The consumers vs critics Netflix debate: Why streaming successes keep getting bad reviews

Every other Netflix triumph seems to be bashed by the critics and labelled with two-star reviews. Hit shows and movies amass millions of viewing hours and often outstrip box office equivalents, but they are categorised as trash or tripe by the powers that be. Occasionally, this divide can also be seen in traditional media, but it is undoubtedly more prevalent in the world of streaming. Why is this the case?

From Dahmer – Monster: The Jeffrey Dahmer Story (which was initially knocked for artistic reasons as opposed to the ethical issues which it should have been slated for) to The Gray Man, some of the highest charting shows and movies in Netflix’s history were condemned to the ash heap by critics ahead of their triumphant releases. Now, it’s worth stating from the off that neither of these were masterpieces and shouldn’t have been heralded as such, but it is anomalous, to say the least, that two-star content can be lapped up endlessly and praised with the consumer critique of, ‘You know what, I actually really enjoyed it’. 

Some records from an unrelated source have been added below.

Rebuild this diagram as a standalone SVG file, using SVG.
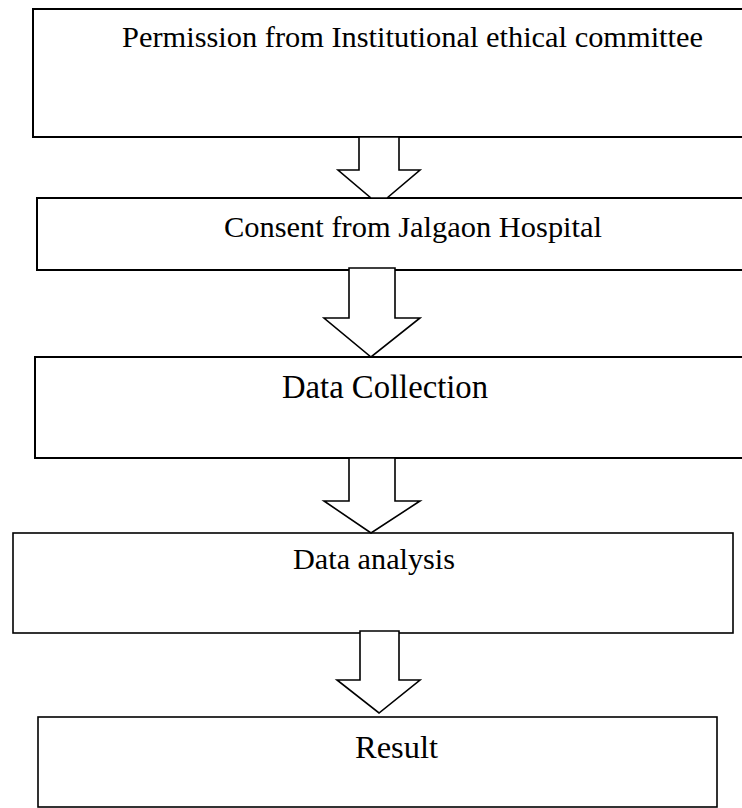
<svg xmlns="http://www.w3.org/2000/svg" width="742" height="808" viewBox="0 0 742 808">
<style>
.box{fill:#fff;stroke:#000;stroke-width:2}
.box.thin{stroke-width:1.6}
.arr{fill:#fff;stroke:#000;stroke-width:1.6;stroke-linejoin:miter}
text{font-family:"Liberation Serif","Times New Roman",serif;fill:#000}
</style>
<rect width="742" height="808" fill="#fff"/>
<g id="node-permission">
<rect class="box" x="33" y="9" width="715" height="128"/>
<text x="122" y="47" font-size="29" textLength="581" lengthAdjust="spacingAndGlyphs">Permission from Institutional ethical committee</text>
</g>
<g id="node-consent">
<rect class="box" x="37" y="198" width="711" height="72"/>
<text x="224" y="237" font-size="30" textLength="378" lengthAdjust="spacingAndGlyphs">Consent from Jalgaon Hospital</text>
</g>
<g id="node-collection">
<rect class="box" x="35" y="357" width="713" height="101"/>
<text x="282" y="398" font-size="33" textLength="206" lengthAdjust="spacingAndGlyphs">Data Collection</text>
</g>
<g id="node-analysis">
<rect class="box thin" x="13" y="533" width="720" height="100"/>
<text x="293" y="569" font-size="30" textLength="162" lengthAdjust="spacingAndGlyphs">Data analysis</text>
</g>
<g id="node-result">
<rect class="box thin" x="38" y="717" width="679" height="90"/>
<text x="355" y="758" font-size="32" textLength="83" lengthAdjust="spacingAndGlyphs">Result</text>
</g>
<g id="connectors">
<polygon class="arr" points="359,137 359,170 338,170 371,198 387,198 420,170 399,170 399,137"/>
<polygon class="arr" points="349,268 349,318 324,318 371,357 420,318 395,318 395,268"/>
<polygon class="arr" points="349,458 349,501 324,501 371,533 420,501 395,501 395,458"/>
<polygon class="arr" points="360,631 360,680 337,680 379,713 420,680 399,680 399,631"/>
</g>
</svg>
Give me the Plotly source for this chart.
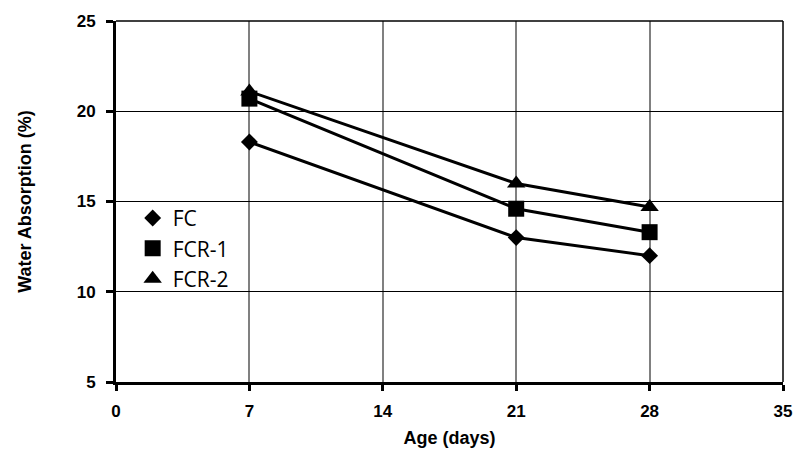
import plotly.graph_objects as go

ages = [7, 21, 28]
fc = [18.3, 13.0, 12.0]
fcr1 = [20.7, 14.6, 13.3]
fcr2 = [21.1, 16.0, 14.7]

x_ticks = [0, 7, 14, 21, 28, 35]
y_ticks = [5, 10, 15, 20, 25]

series = [
    ("FC", fc, "diamond", 13),
    ("FCR-1", fcr1, "square", 16),
    ("FCR-2", fcr2, "triangle-up", 16),
]

fig = go.Figure()
# connecting lines (not in legend)
for name, vals, sym, sz in series:
    fig.add_trace(go.Scatter(
        x=ages, y=vals, name=name, mode="lines", showlegend=False,
        line=dict(color="black", width=3), hoverinfo="skip",
    ))
# markers (legend shows markers only)
for name, vals, sym, sz in series:
    fig.add_trace(go.Scatter(
        x=ages, y=vals, name=name, mode="markers",
        marker=dict(symbol=sym, size=sz, color="black"),
    ))

fig.update_layout(
    width=804, height=458,
    margin=dict(l=116, r=14, t=20, b=76),
    paper_bgcolor="white", plot_bgcolor="white",
    showlegend=True,
    legend=dict(
        x=0.025, y=0.51, xanchor="left", yanchor="top",
        bgcolor="rgba(0,0,0,0)",
        font=dict(family="Open Sans", size=21, color="black"),
        itemwidth=30, tracegroupgap=0,
    ),
    xaxis=dict(
        range=[0, 35], tickvals=x_ticks, ticktext=[str(v) for v in x_ticks],
        showgrid=True, gridcolor="#808080", gridwidth=1.5,
        showline=True, linecolor="black", linewidth=3,
        ticks="outside", ticklen=6, tickwidth=3, tickcolor="black",
        tickfont=dict(family="Liberation Sans", size=17, color="black", weight="bold"),
        ticklabelstandoff=6,
        title=dict(text="<b>Age (days)</b>", font=dict(family="Liberation Sans", size=18, color="black"), standoff=11),
        zeroline=False,
    ),
    yaxis=dict(
        range=[5, 25], tickvals=y_ticks, ticktext=[str(v) for v in y_ticks],
        showgrid=True, gridcolor="black", gridwidth=1,
        showline=True, linecolor="black", linewidth=3,
        ticks="outside", ticklen=7, tickwidth=3, tickcolor="black",
        tickfont=dict(family="Liberation Sans", size=17, color="black", weight="bold"),
        ticklabelstandoff=7,
        title=dict(text="<b>Water Absorption (%)</b>", font=dict(family="Liberation Sans", size=18, color="black"), standoff=41),
        zeroline=False,
    ),
    shapes=[
        dict(type="line", xref="paper", yref="paper", x0=0, x1=1, y0=1, y1=1,
             line=dict(color="black", width=1.5)),
        dict(type="line", xref="paper", yref="paper", x0=1, x1=1, y0=0, y1=1,
             line=dict(color="black", width=1.5)),
    ],
)

fig.write_html("out.html")
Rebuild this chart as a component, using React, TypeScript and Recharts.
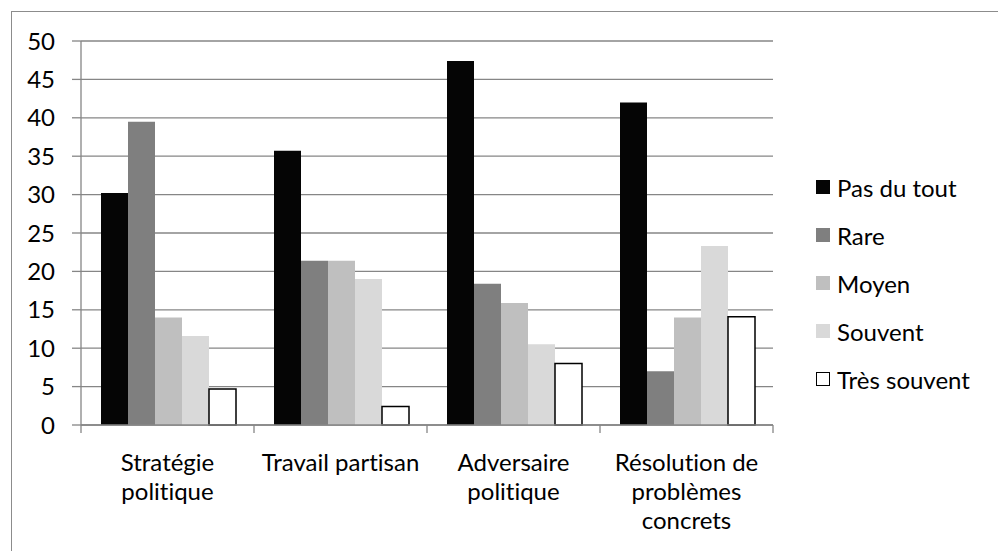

For my money, this disparity is down to the fact that reviews are often still stuck in the old-hat world of mainstream media—the analogue age, if you will. However, we consume media differently now. While old masters like Martin Scorsese might denigrate streaming movies and series down to mere ‘content’, the crux of the matter is that they’re not trying to compete with the likes of Goodfellas and other artistic masterpieces, they occupy a different niche in our daily lives.

Podcasts, for instance, are a boom of the 21st century, but you’ll rarely ever see a conventional outlet giving one a review. Partly, that is because they skirt under the mainstream radar, but it’s also because they are a tricky beast to critique. You wouldn’t get away with a hum-hawing ramble on the radio or TV, but this humanises podcasts and gives them a sort of irreverent personality that offers us a release from the mechanical grind.

It is that sort of mind-numbing catharsis that we’re after sometimes on streaming too. On a Tuesday night after a long day at work, we’re no longer necessarily after a challenging opus that masterfully couples an examination of Marxist theory with the tale of an old man who quits banking and moves to a Nebraskan cabin. We just want to be satiated by some mild entertainment.

Take, for instance, the show Moving Art. This oddity has been successful enough to amass three seasons, and all it does is silently display beautiful shots of nature, and it’s absolutely brilliant. Pop that on, throw a playlist on in the background, and you’ve got yourself a grand night in. On paper, it’s a tough show to sell because, literally, nothing happens, but it is the perfect tonic to our hectic daily lives. It is, in essence, necessary entertainment.

When discussing the stresses a modern citizen faces, Dr Danny Penman said: “People are working too hard. For the 200 years leading up until the 1980s, people were working progressively less each year. The economist John Maynard Keynes estimated that by now we should be working 15 hours a week,” we can all see how that went. “We’re also commuting a lot further. We are in and always on work culture as well. Our smartphones mean that we are never away from work, we are never away from social media or emails. We just cannot switch off.”

Netflix almost seems more in line with this stifling reality. They have tapped into the positively mind-numbing mild entertainment that we now crave. With less time to spend with our nearest and dearest and constant distractions wrestling our attention, we need something that we can talk over.

We also massive need the sort of five-star art that challenges society or can rightfully be labelled a modern masterpiece, but the community engagement of something a bit more paradoxically disengaging is also essential and almost mutually exclusive. It’s almost as though you need a Wednesday night rating and a separate artistic merit rating. Releases like Stranger Things might soar on both, whereas panned yet oddly beloved movies like Murder Mystery might paint a divide. 

Critically we are not currently differentiating between the two. Thus, we get must-watch shows rendering the terrible reviews written about them pointless as the content gets subsumed in the same water cooler buzz we have needed from pop culture for aeons, and now it has a definitive yet unrecognised home.

In a rapidly changing world, where our free time is being squeezed down to a microscopic level, we need fast food entertainment to go alongside the wholesome roast of a great book or foreign cinema opus, and they should be judged as such. You wouldn’t put the Big Mac in the Michelin Guide, but you wouldn’t knock it on a rainy Wednesday night when you haven’t got time to cook either.